Klaus (in: Nerdinger, 2011) unterteilt Dienstleistungen nach dem Grad der Interaktion (Inten­sität der Kommunikation) zwischen Dienstleister und Kunden beim Erbringen der Dienstleistung. Bei Dienstleistungen mit niedriger Interaktion zwischen den beiden Akteuren werden meist Werkzeuge oder Maschinen zur Erfüllung der Dienstleistung eingesetzt. Ein Beispiel dafür ist der Service oder die Reparatur bei einem Fahrzeug.
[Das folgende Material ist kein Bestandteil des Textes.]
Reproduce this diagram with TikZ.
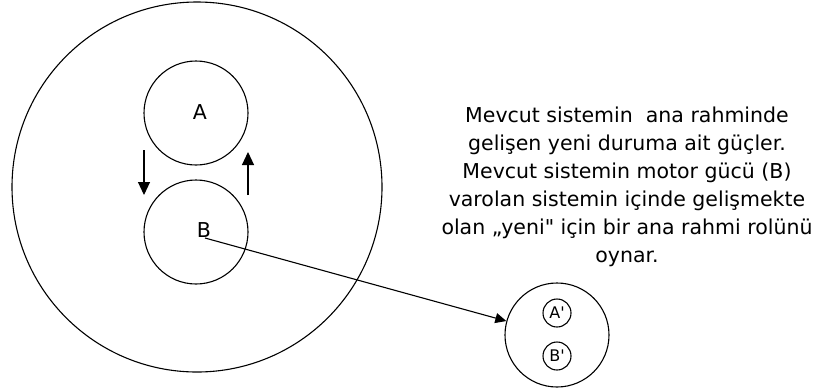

Die Interaktion beschränkt sich in diesem Fall auf die Annahme des Auftrags, eine kurze Beratung und die Auslieferung des Fahrzeugs. Bei problemorientierten Dienstleistungen wie z. B. beim Erfüllen von IT-Dienstleistungen stehen die Anforderungen und Wünsche der Kunden im Vordergrund, die Qualität der Interaktion hat einen entscheidenden Einfluss auf die erfolgreiche Implementierung der IT-Lösung und schlussendlich auf die Kundenzufriedenheit.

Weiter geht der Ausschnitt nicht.